=== Materials provided ===

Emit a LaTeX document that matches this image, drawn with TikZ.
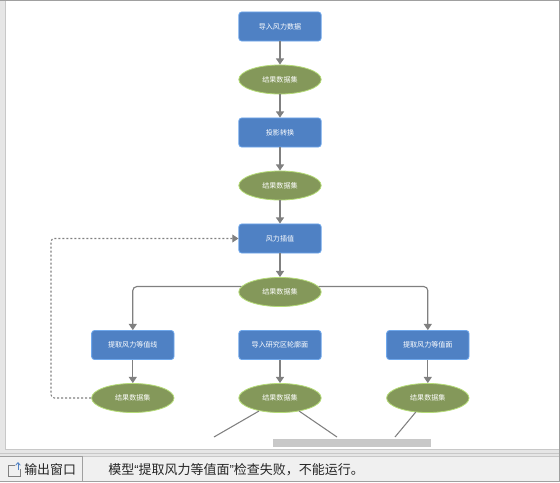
\documentclass[tikz,border=0pt]{standalone}
\usepackage{fontspec}
\newfontfamily\cjk{Noto Sans CJK SC}
\newfontfamily\latinq{Liberation Sans}
\usetikzlibrary{shapes.geometric, arrows.meta}
\definecolor{boxblue}{HTML}{4F81C4}
\definecolor{boxedge}{HTML}{6FA8EC}
\definecolor{ovalgreen}{HTML}{84985A}
\definecolor{ovaledge}{HTML}{B5DC78}
\definecolor{linkgrey}{HTML}{808080}
\definecolor{barfill}{HTML}{F0F0F0}
\definecolor{panelgrey}{HTML}{E6E6E6}
\definecolor{rulegrey}{HTML}{A0A0A0}
\definecolor{softgrey}{HTML}{C8C8C8}
\tikzset{
  toolbox/.style={rectangle, rounded corners=2.2pt, draw=boxedge, fill=boxblue, line width=0.6pt, text=white, font=\cjk\fontsize{5.3}{6}\selectfont, minimum width=61.8pt, minimum height=21.8pt, inner sep=0pt},
  dataset/.style={ellipse, draw=ovaledge, fill=ovalgreen, line width=0.6pt, text=white, font=\cjk\fontsize{5.3}{6}\selectfont, minimum width=61.8pt, minimum height=21.8pt, inner sep=0pt},
  link/.style={draw=linkgrey, line width=0.85pt, -{Triangle[length=4.6pt,width=6pt]}},
  cutlink/.style={draw=linkgrey, line width=0.8pt},
  backlink/.style={draw=linkgrey, line width=0.8pt, dash pattern=on 1.5pt off 1.5pt, rounded corners=2.5pt, -{Triangle[length=4.6pt,width=6pt]}}
}
\begin{document}
\begin{tikzpicture}[x=0.75pt,y=-0.75pt]
\useasboundingbox (0,0) rectangle (560,482);
% window
\fill[panelgrey] (0,0) rectangle (560,482);
\fill[white] (5,1) rectangle (558.5,449);
\draw[softgrey, line width=0.75pt] (5.5,1) -- (5.5,449.5) -- (558.5,449.5);
\draw[softgrey, line width=0.75pt] (0,453.5) -- (558.5,453.5);
\fill[barfill] (0,456) rectangle (560,482);
\draw[softgrey, line width=0.75pt] (0,456) -- (560,456);
\draw[rulegrey, line width=1pt] (0,0.5) -- (560,0.5);
\draw[rulegrey, line width=1pt] (559.3,0) -- (559.3,482);
\draw[rulegrey, line width=1pt] (0,481.3) -- (560,481.3);
\draw[rulegrey, line width=0.75pt] (0,456.8) -- (82.5,456.8) -- (82.5,481);
\fill[softgrey] (273,439) rectangle (431,447);
% tools and datasets
\node[toolbox] (import) at (280,26.5) {导入风力数据};
\node[dataset] (result1) at (280,79.5) {结果数据集};
\node[toolbox] (project) at (280,132.5) {投影转换};
\node[dataset] (result2) at (280,185.5) {结果数据集};
\node[toolbox] (interp) at (280,238.5) {风力插值};
\node[dataset] (result3) at (280,292) {结果数据集};
\node[toolbox] (isoline) at (132.8,345) {提取风力等值线};
\node[toolbox] (outline) at (280,345) {导入研究区轮廓面};
\node[toolbox] (isoface) at (427.8,345) {提取风力等值面};
\node[dataset] (result4) at (132.8,398) {结果数据集};
\node[dataset] (result5) at (280,398) {结果数据集};
\node[dataset] (result6) at (427.8,398) {结果数据集};
\coordinate (cutA) at (214,437);
\coordinate (cutB) at (337,437);
\coordinate (cutC) at (395,437);
\coordinate (bendL) at (51,398);
\coordinate (bendT) at (51,238.5);
% links
\draw[link] (import) -- (result1);
\draw[link] (result1) -- (project);
\draw[link] (project) -- (result2);
\draw[link] (result2) -- (interp);
\draw[link] (interp) -- (result3);
\draw[link] (isoline) -- (result4);
\draw[link] (outline) -- (result5);
\draw[link] (isoface) -- (result6);
\draw[link, rounded corners=3pt] (result3.172) -| (isoline.north);
\draw[link, rounded corners=3pt] (result3.8) -| (isoface.north);
\draw[backlink] (result4.west) -- (bendL) -- (bendT) -- (interp.west);
\draw[cutlink] (result5) ++(-21,13) coordinate (startA) (startA) -- (cutA);
\draw[cutlink] (result5) ++(19,13) coordinate (startB) (startB) -- (cutB);
\draw[cutlink] (result6) ++(-12,14) coordinate (startC) (startC) -- (cutC);
% status bar
\draw[linkgrey, line width=0.6pt] (15,465) -- (8,465) -- (8,476) -- (20,476) -- (20,469);
\draw[boxblue, line width=0.6pt, -{Straight Barb[length=2pt,width=3.5pt]}] (18,470) -- (18,462);
\node[font=\cjk\fontsize{9.7}{11}\selectfont, text=black!85, inner sep=0pt, anchor=west] (tabname) at (24,470) {输出窗口};
\node[font=\cjk\fontsize{9.75}{11}\selectfont, text=black!85, inner sep=0pt, anchor=west] (message) at (108,470) {模型{\latinq “}提取风力等值面{\latinq ”}检查失败，不能运行。};
\end{tikzpicture}
\end{document}
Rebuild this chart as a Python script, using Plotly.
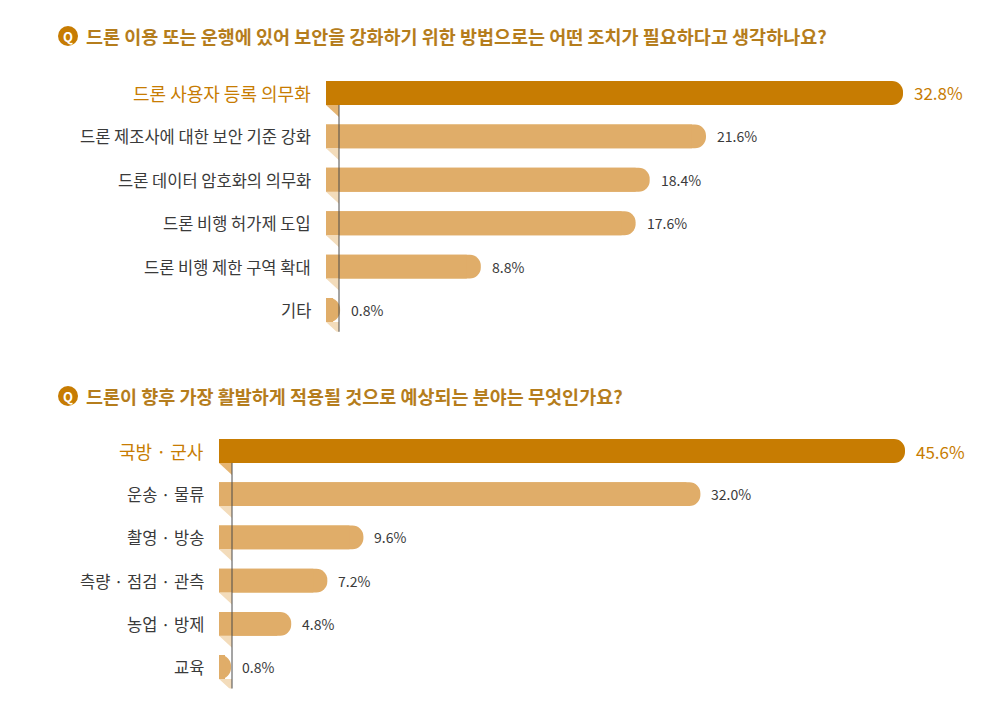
import plotly.graph_objects as go

W, H = 1000, 706
OFF = 8  # default page margin around the plot
FW, FH = W - 2 * OFF, H - 2 * OFF

q1_title = "드론 이용 또는 운행에 있어 보안을 강화하기 위한 방법으로는 어떤 조치가 필요하다고 생각하나요?"
q1_labels = ["드론 사용자 등록 의무화", "드론 제조사에 대한 보안 기준 강화", "드론 데이터 암호화의 의무화",
             "드론 비행 허가제 도입", "드론 비행 제한 구역 확대", "기타"]
q1_values = [32.8, 21.6, 18.4, 17.6, 8.8, 0.8]

q2_title = "드론이 향후 가장 활발하게 적용될 것으로 예상되는 분야는 무엇인가요?"
q2_labels = ["국방 · 군사", "운송 · 물류", "촬영 · 방송", "측량 · 점검 · 관측", "농업 · 방제", "교육"]
q2_values = [45.6, 32.0, 9.6, 7.2, 4.8, 0.8]

DARK = "#c77c02"
LIGHT = "#e0ad69"
DARK_FOLD = "#e6b572"
LIGHT_FOLD = "#f3dcbb"
TITLE_C = "#b57d1c"
TEXT_C = "#3a3a3a"
FONT = "Noto Sans CJK KR"


def px(x):
    return (x - OFF) / FW


def py(y):
    return 1 - (y - OFF) / FH


# pixel layout of each panel (window coordinates)
panels = [
    dict(title=q1_title, labels=q1_labels, values=q1_values, ax="", bar_left=326, max_end=903,
         first=93, step=43.4, title_y=36, label_right=313),
    dict(title=q2_title, labels=q2_labels, values=q2_values, ax="2", bar_left=219, max_end=905,
         first=451, step=43.2, title_y=396, label_right=206),
]

BAR_W = 0.55
RIGHT_PX = 985
FOLD_W_PX, FOLD_H_PX = 13, 12

fig = go.Figure()
shapes, annotations = [], []
layout_axes = {}

for p in panels:
    n = len(p["values"])
    vmax = max(p["values"])
    xend = vmax * (RIGHT_PX - p["bar_left"]) / (p["max_end"] - p["bar_left"])
    unit = xend / (RIGHT_PX - p["bar_left"])  # data units per px
    top = p["first"] - p["step"] / 2
    bottom = top + n * p["step"]
    xa, ya = "x" + p["ax"], "y" + p["ax"]
    idx = list(range(n))
    colors = [DARK] + [LIGHT] * (n - 1)

    # rounded bar plus a square bar covering its left corners
    fig.add_trace(go.Bar(x=p["values"], y=idx, orientation="h", width=BAR_W,
                         marker=dict(color=colors, cornerradius="50%", line=dict(width=0)),
                         xaxis=xa, yaxis=ya, hoverinfo="skip"))
    fig.add_trace(go.Bar(x=[max(v / 2, v - 14 * unit) for v in p["values"]], y=idx, orientation="h",
                         width=BAR_W, marker=dict(color=colors, line=dict(width=0)),
                         xaxis=xa, yaxis=ya, hoverinfo="skip"))

    # folded corners under each bar
    d = FOLD_W_PX * unit
    fh = FOLD_H_PX / p["step"]
    for sel, col in (([0], DARK_FOLD), (idx[1:], LIGHT_FOLD)):
        fx, fy = [], []
        for i in sel:
            b = i + BAR_W / 2
            fx += [0, d, d, 0, None]
            fy += [b, b, b + fh, b, None]
        fig.add_trace(go.Scatter(x=fx, y=fy, mode="lines", fill="toself", fillcolor=col,
                                 line=dict(width=0, color=col), xaxis=xa, yaxis=ya,
                                 hoverinfo="skip"))

    # axis line
    shapes.append(dict(type="line", xref=xa, yref=ya, x0=d, x1=d, y0=BAR_W / 2,
                       y1=n - 1 + BAR_W / 2 + fh * 1.1, line=dict(color="#4a4a4a", width=1)))

    # category labels and values
    for i, (lab, v) in enumerate(zip(p["labels"], p["values"])):
        first = i == 0
        annotations.append(dict(x=px(p["label_right"]), xref="paper", y=i, yref=ya, text=lab,
                                xanchor="right", yanchor="middle", showarrow=False,
                                font=dict(family=FONT, size=18 if first else 16.5,
                                          color=DARK if first else TEXT_C)))
        annotations.append(dict(x=v, xref=xa, y=i, yref=ya, text=f"{v:.1f}%", xshift=9,
                                xanchor="left", yanchor="middle", showarrow=False,
                                font=dict(family=FONT, size=17 if first else 14,
                                          color=DARK if first else TEXT_C)))

    # title with Q badge
    cy = py(p["title_y"])
    r = 10
    shapes.append(dict(type="circle", xref="paper", yref="paper", x0=px(68 - r), x1=px(68 + r),
                       y0=cy - r / FH, y1=cy + r / FH, fillcolor=DARK, line=dict(width=0)))
    annotations.append(dict(x=px(68), y=cy, xref="paper", yref="paper", text="<b>Q</b>",
                            showarrow=False, xanchor="center", yanchor="middle",
                            font=dict(family=FONT, size=13, color="white")))
    annotations.append(dict(x=px(84), y=cy, xref="paper", yref="paper", text=f"<b>{p['title']}</b>",
                            showarrow=False, xanchor="left", yanchor="middle",
                            font=dict(family=FONT, size=18.5, color=TITLE_C)))

    layout_axes["xaxis" + p["ax"]] = dict(domain=[px(p["bar_left"]), px(RIGHT_PX)], range=[0, xend],
                                          visible=False, fixedrange=True)
    layout_axes["yaxis" + p["ax"]] = dict(domain=[py(bottom), py(top)], range=[n - 0.5, -0.5],
                                          visible=False, fixedrange=True)

fig.update_layout(
    width=FW, height=FH,
    margin=dict(l=0, r=0, t=0, b=0),
    paper_bgcolor="white", plot_bgcolor="rgba(0,0,0,0)",
    barmode="overlay", showlegend=False,
    shapes=shapes, annotations=annotations,
    **layout_axes,
)

fig.write_html("out.html", config={"displayModeBar": False})
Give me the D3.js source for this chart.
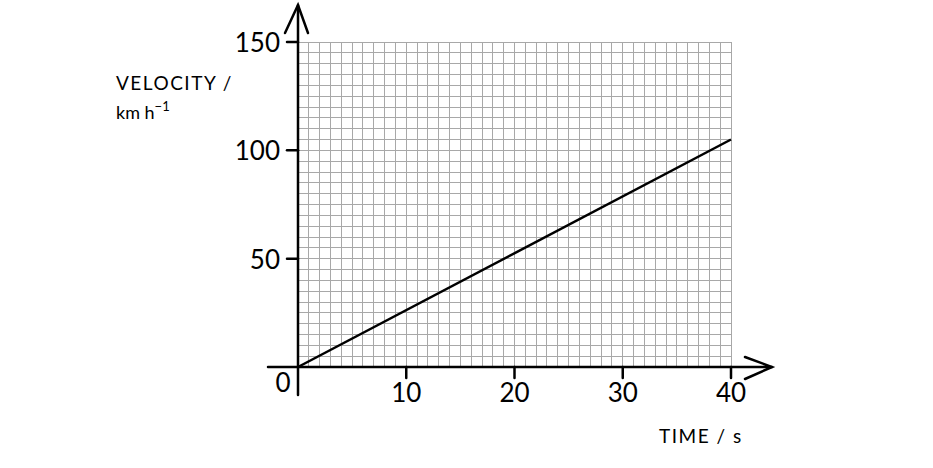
<!DOCTYPE html>
<html>
<head>
<meta charset="utf-8">
<script src="https://cdn.jsdelivr.net/npm/d3@7"></script>
<style>
  body { margin: 0; background: #fff; }
  text { font-family: Lato, "Open Sans", sans-serif; fill: #000; }
</style>
</head>
<body>
<div class="chart"></div>
<script>
var timeValues = [0, 40];
var velocityValues = [0, 105];
var xTicks = [10, 20, 30, 40];
var yTicks = [50, 100, 150];

var width = 933, height = 468;
var x = d3.scaleLinear().domain([0, 40]).range([298, 731]);
var y = d3.scaleLinear().domain([0, 150]).range([367, 42]);

var svg = d3.select('.chart').append('svg').attr('width', width).attr('height', height);

// grid paper
var grid = svg.append('g').attr('stroke', '#a8a8a8').attr('stroke-width', 1).attr('shape-rendering', 'crispEdges');
grid.selectAll('line.v').data(d3.range(1, 41)).enter().append('line')
  .attr('x1', function(d){ return x(d); }).attr('x2', function(d){ return x(d); })
  .attr('y1', y(0)).attr('y2', y(150));
grid.selectAll('line.h').data(d3.range(5, 151, 5)).enter().append('line')
  .attr('x1', x(0)).attr('x2', x(40))
  .attr('y1', function(d){ return y(d); }).attr('y2', function(d){ return y(d); });

var ink = svg.append('g').attr('stroke', '#000').attr('stroke-width', 2.5).attr('fill', 'none').attr('stroke-linecap', 'round');

// axes
ink.append('line').attr('x1', x(0)).attr('x2', x(0)).attr('y1', 395).attr('y2', 5);
ink.append('polyline').attr('points', [[x(0) - 13, 33], [x(0), 5], [x(0) + 10, 33]].join(' '));
ink.append('line').attr('x1', 268).attr('x2', 772).attr('y1', y(0)).attr('y2', y(0));
ink.append('polyline').attr('points', [[745, y(0) - 10], [772, y(0)], [745, y(0) + 12]].join(' '));

// ticks
ink.selectAll('line.xt').data(xTicks).enter().append('line')
  .attr('x1', function(d){ return x(d); }).attr('x2', function(d){ return x(d); })
  .attr('y1', y(0)).attr('y2', y(0) + 11);
ink.selectAll('line.yt').data(yTicks).enter().append('line')
  .attr('x1', x(0) - 11).attr('x2', x(0))
  .attr('y1', function(d){ return y(d); }).attr('y2', function(d){ return y(d); });

// data line
var line = d3.line().x(function(d){ return x(d[0]); }).y(function(d){ return y(d[1]); });
svg.append('path').datum(d3.zip(timeValues, velocityValues))
  .attr('d', line).attr('stroke', '#000').attr('stroke-width', 2.5).attr('fill', 'none');

// tick labels
svg.selectAll('text.xl').data(xTicks).enter().append('text')
  .attr('x', function(d){ return x(d); }).attr('y', 402)
  .attr('text-anchor', 'middle').style('font-size', '26px')
  .text(function(d){ return d; });
svg.selectAll('text.yl').data(yTicks).enter().append('text')
  .attr('x', 280).attr('y', function(d){ return y(d) + 10; })
  .attr('text-anchor', 'end').style('font-size', '26px')
  .text(function(d){ return d; });
svg.append('text').attr('x', 283).attr('y', 392).attr('text-anchor', 'middle')
  .style('font-size', '26px').text('0');

// axis titles
svg.append('text').attr('x', 116).attr('y', 90).style('font-size', '19px').style('letter-spacing', '1.5px').text('VELOCITY /');
var unit = svg.append('text').attr('x', 116).attr('y', 119).style('font-size', '18px');
unit.append('tspan').text('km h');
unit.append('tspan').attr('dy', -8).style('font-size', '13px').text('\u22121');
svg.append('text').attr('x', 659).attr('y', 443).style('font-size', '19px').style('letter-spacing', '1.5px').text('TIME / s');
</script>
</body>
</html>
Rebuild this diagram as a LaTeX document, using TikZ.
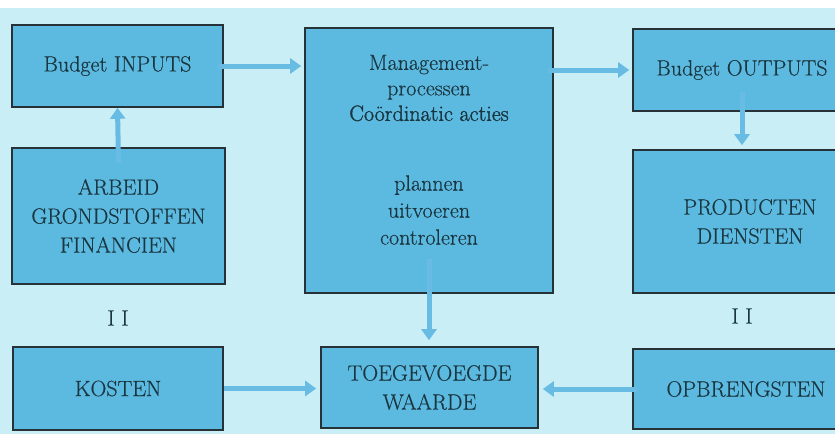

===

▸ **Required task**
In the entries above, find each line with the word "this" and copy it.

▸ **Solution to the problem**
Emit a LaTeX document that matches this image, drawn with TikZ.
Rebuild this chart as a Python script, using Plotly.
Give me the D3.js source for this chart.
Rebuild this diagram as a LaTeX document, using TikZ.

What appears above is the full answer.